I'm going to be a little straight forward with you here, but the following sentence once again has truly saved my life. When the going gets tough, keep going. Something happened to me today in which I had to make a decision on what my life was going to be. There were many areas that I had to think about, however, the one area that kept repeating itself over and over was whether or not I would give up completely or take the hand that life has dealt me and do with it the very best that I know how. It scares me to think about the thoughts that were going on inside of me and it scares me even more that my life has been put on hold because of something that I have no control over. I watched the sun slowly enter my room this morning, hour by hour. I heard him leave and tears rolled out of my eyes as he kissed me good bye and I pretended to sleep. My body ached and each time I opened my eyes the room started to once again spin around me. I wanted a hand to hold. I wanted the pain to disappear. And I wanted to exercise, or at least have the ability to walk outside on this beautiful day. All of these things felt so far out of reach and the scary thoughts that entered my mind wouldn't go away.
So I prayed.
I cried and I cried and I prayed so hard that I'm not even entirely sure what I was praying about. I just needed him to listen and I needed to proclaim my trust in him verbally so that he would prevent my body from giving up completely. And just when I thought I hit my second round of rock bottom, I was reminded why I'm a christian girl and why patience and faith and believing in him can without a doubt change your life.
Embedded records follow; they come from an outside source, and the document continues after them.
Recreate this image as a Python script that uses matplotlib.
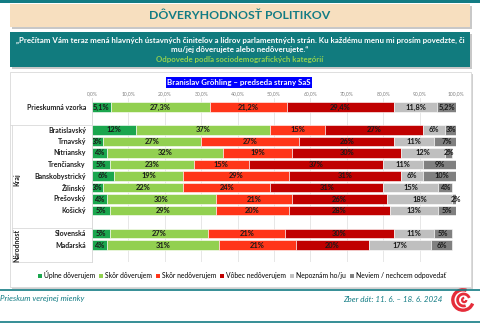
import matplotlib
matplotlib.use("Agg")
import matplotlib.pyplot as plt
from matplotlib.patches import Rectangle, Arc, Patch
import numpy as np

plt.rcParams['font.family'] = ['Lato', 'DejaVu Sans']

W, H = 480, 323

categories = ["Prieskumná vzorka", "Bratislavský", "Trnavský", "Nitriansky", "Trenčiansky",
              "Banskobystrický", "Žilinský", "Prešovský", "Košický", "Slovenská", "Maďarská"]
row_pos = [0, 2, 3, 4, 5, 6, 7, 8, 9, 11, 12]
series_names = ["Úplne dôverujem", "Skôr dôverujem", "Skôr nedôverujem", "Vôbec nedôverujem",
                "Nepoznám ho/ju", "Neviem / nechcem odpovedať"]
uplne = [5.1, 12, 3, 4, 5, 6, 3, 4, 5, 5, 4]
skor_dov = [27.3, 37, 27, 32, 23, 19, 22, 30, 29, 27, 31]
skor_ned = [21.2, 15, 27, 19, 15, 29, 24, 21, 20, 21, 21]
vobec = [29.4, 27, 26, 30, 37, 31, 31, 26, 28, 30, 20]
nepoznam = [11.8, 6, 11, 12, 11, 6, 15, 18, 13, 11, 17]
neviem = [5.2, 3, 7, 2, 9, 10, 4, 2, 5, 5, 6]
colors = ["#1BA64E", "#92D050", "#FF3519", "#C00000", "#BFBFBF", "#808080"]
tick_vals = [0, 10, 20, 30, 40, 50, 60, 70, 80, 90, 100]
tick_labels = ["0,0%", "10,0%", "20,0%", "30,0%", "40,0%", "50,0%", "60,0%", "70,0%", "80,0%", "90,0%", "100,0%"]

teal = "#137C84"
fig = plt.figure(figsize=(W / 100, H / 100), dpi=100)

def fx(x):
    return x / W

def fy(y):
    return 1 - y / H

def rect(x0, y0, x1, y1, **kw):
    fig.patches.append(Rectangle((fx(x0), fy(y1)), fx(x1) - fx(x0), fy(y0) - fy(y1),
                                 transform=fig.transFigure, zorder=-10, **kw))

# top band
rect(0, 0, 480, 2.5, facecolor=teal, edgecolor='none')
# title box with shadow
rect(12, 6, 472, 29, facecolor="#C8C8C8", edgecolor='none')
rect(10, 4, 470, 27, facecolor="#F7DFBF", edgecolor='none')
fig.text(fx(240), fy(15.5), "DÔVERYHODNOSŤ POLITIKOV", ha='center', va='center',
         fontsize=8.8, fontweight='bold', color=teal)
# question box
rect(12, 34, 472, 69, facecolor="#C8C8C8", edgecolor='none')
rect(10, 32, 470, 67, facecolor="#117B7E", edgecolor='none')
fig.text(fx(240), fy(40.5), "„Prečítam Vám teraz mená hlavných ústavných činiteľov a lídrov parlamentných strán. Ku každému menu mi prosím povedzte, či",
         ha='center', va='center', fontsize=5.7, fontweight='bold', color='white')
fig.text(fx(240), fy(49.5), "mu/jej dôverujete alebo nedôverujete.“", ha='center', va='center',
         fontsize=5.7, fontweight='bold', color='white')
fig.text(fx(240), fy(59.5), "Odpovede podľa sociodemografických kategórií", ha='center', va='center',
         fontsize=5.7, fontweight='bold', color='#92D050')
# chart frame
rect(12, 74, 473, 289, facecolor="#D0D0D0", edgecolor='none')
rect(10, 72, 471, 287, facecolor="white", edgecolor="#D9D9D9", linewidth=0.6)

# subtitle
fig.text(fx(239), fy(82.5), "Branislav Gröhling – predseda strany SaS", ha='center', va='center',
         fontsize=5.7, fontweight='bold', color='white',
         bbox=dict(boxstyle='square,pad=0.2', facecolor='#0000FF', edgecolor='none'))

# axes
ax_top, ax_bot, ax_l, ax_r = 98, 262, 92, 456
ax = fig.add_axes([fx(ax_l), fy(ax_bot), fx(ax_r) - fx(ax_l), fy(ax_top) - fy(ax_bot)])
spacing = 11.5
ax.set_ylim(12 + (ax_bot - 245) / spacing, -(107 - ax_top) / spacing)
ax.set_xlim(0, 100)
ax.set_facecolor('none')
for s in ax.spines.values():
    s.set_visible(False)

series = [uplne, skor_dov, skor_ned, vobec, nepoznam, neviem]
left = np.zeros(len(categories))
for i, (vals, col) in enumerate(zip(series, colors)):
    vals = np.array(vals, dtype=float)
    ax.barh(row_pos, vals, left=left, height=0.8, color=col, edgecolor='white', linewidth=0.4, zorder=3)
    for j, (v, l) in enumerate(zip(vals, left)):
        if j == 0:
            txt = f"{v:.1f}%".replace('.', ',')
        else:
            txt = f"{v:.0f}%"
        ax.text(l + v / 2, row_pos[j], txt, ha='center', va='center', fontsize=5.4,
                fontweight='bold', color='#1a1a1a', zorder=4)
    left += vals

ax.set_xticks(tick_vals)
ax.set_xticklabels(tick_labels, fontsize=3.6, color='#808080')
ax.xaxis.tick_top()
ax.tick_params(axis='x', length=0, pad=1.5)
ax.grid(axis='x', color='#E3E3E3', linewidth=0.6, zorder=0)
ax.set_yticks([])

for cat, r in zip(categories, row_pos):
    yy = 107 + r * spacing
    fig.text(fx(86), fy(yy), cat, ha='right', va='center', fontsize=5.0,
             fontweight='bold', color='#202020')

# table lines at left
lc = '#D9D9D9'
def hline(x0, x1, y):
    fig.add_artist(plt.Line2D([fx(x0), fx(x1)], [fy(y), fy(y)], color=lc, linewidth=0.6,
                              transform=fig.transFigure))
def vline(x, y0, y1):
    fig.add_artist(plt.Line2D([fx(x), fx(x)], [fy(y0), fy(y1)], color=lc, linewidth=0.6,
                              transform=fig.transFigure))
hline(10, 92, 124.5)
hline(12, 92, 227.5)
hline(12, 92, 262)
vline(92, 98, 262)
vline(12, 124.5, 262)

fig.text(fx(17), fy(180), "Kraj", rotation=90, ha='center', va='center', fontsize=5.0,
         fontweight='bold', color='#202020')
fig.text(fx(17), fy(245), "Národnosť", rotation=90, ha='center', va='center', fontsize=5.0,
         fontweight='bold', color='#202020')

# legend
handles = [Patch(facecolor=c, edgecolor='none', label=n) for c, n in zip(colors, series_names)]
fig.legend(handles=handles, loc='center', bbox_to_anchor=(fx(242), fy(275)), ncol=6,
           fontsize=4.9, frameon=False, handlelength=0.6, handleheight=0.6,
           handletextpad=0.3, columnspacing=0.55, borderpad=0)

# footer
hline_teal = dict(color=teal, linewidth=1.2, transform=fig.transFigure)
fig.add_artist(plt.Line2D([0, 1], [fy(289.5), fy(289.5)], **hline_teal))
fig.add_artist(plt.Line2D([0, 1], [fy(321.5), fy(321.5)], **hline_teal))
fig.text(fx(0), fy(299), "Prieskum verejnej mienky", ha='left', va='center', fontsize=5.8,
         style='italic', color=teal)
fig.text(fx(442), fy(299), "Zber dát: 11. 6. – 18. 6. 2024", ha='right', va='center',
         fontsize=5.8, style='italic', color=teal)

# logo swirl
lax = fig.add_axes([fx(451), fy(312), fx(24), fy(0) - fy(24)])
lax.set_xlim(-1, 1); lax.set_ylim(-1, 1); lax.set_aspect('equal'); lax.axis('off')
red = '#E52D3A'
lax.add_patch(Arc((0, 0), 1.7, 1.7, theta1=70, theta2=340, color=red, linewidth=2.4))
lax.add_patch(Arc((0.05, 0.0), 1.0, 1.0, theta1=20, theta2=290, color=red, linewidth=2.0))
lax.add_patch(Arc((0.1, 0.0), 0.35, 0.35, theta1=90, theta2=360, color=red, linewidth=1.6))

fig.savefig("out.png", dpi=100)
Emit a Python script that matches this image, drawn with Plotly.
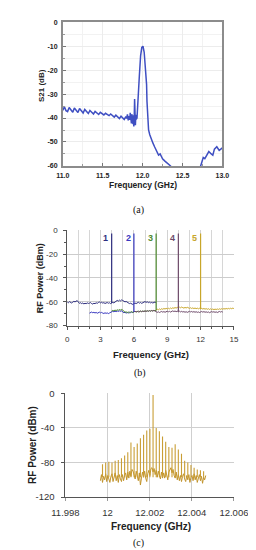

I choose him first because I realize now that his way of communicating with me is directly through the people I love. I choose him first because he overfills my heart with joy. He reminds me that there is no reason to be scared and no longer will I have to endure the pain that I thought my body had surrendered to months ago. He tells me I'm beautiful and he tells me that patience is a blessing. He speaks to me when I consistently write these words and reminds me that I am touching someones heart, even if it's just one heart, somewhere in this sweet sweet world. I chose him today because he lifted my spirit and brought to me the strongest woman I know to remind me that he's not done with me yet. He led me to a place of comfort and brought me there for more than just one reason. Keeping your faith is smiling even when it seems impossible. It's reminding the people that love you that they make your days worth fighting for. And it's when for the first time the arm you were just vaccinated with is actually aching more than what has been affecting your life for the past seven months, and this dull ache in my arm I speak of just might be the greatest feeling in the world. Faith is understanding, it's communicating, and it's taking one more sharp turn just when you started believing the road was straight. Our lives will never be straight, not any part of them. Embrace everything, even the hurts and the struggles. And when you are experiencing any of these sorts, I encourage you to fold your hands and communicate. He will speak to you and then this moment, a very mind blowing moment will come and he will remind you to never ever stop.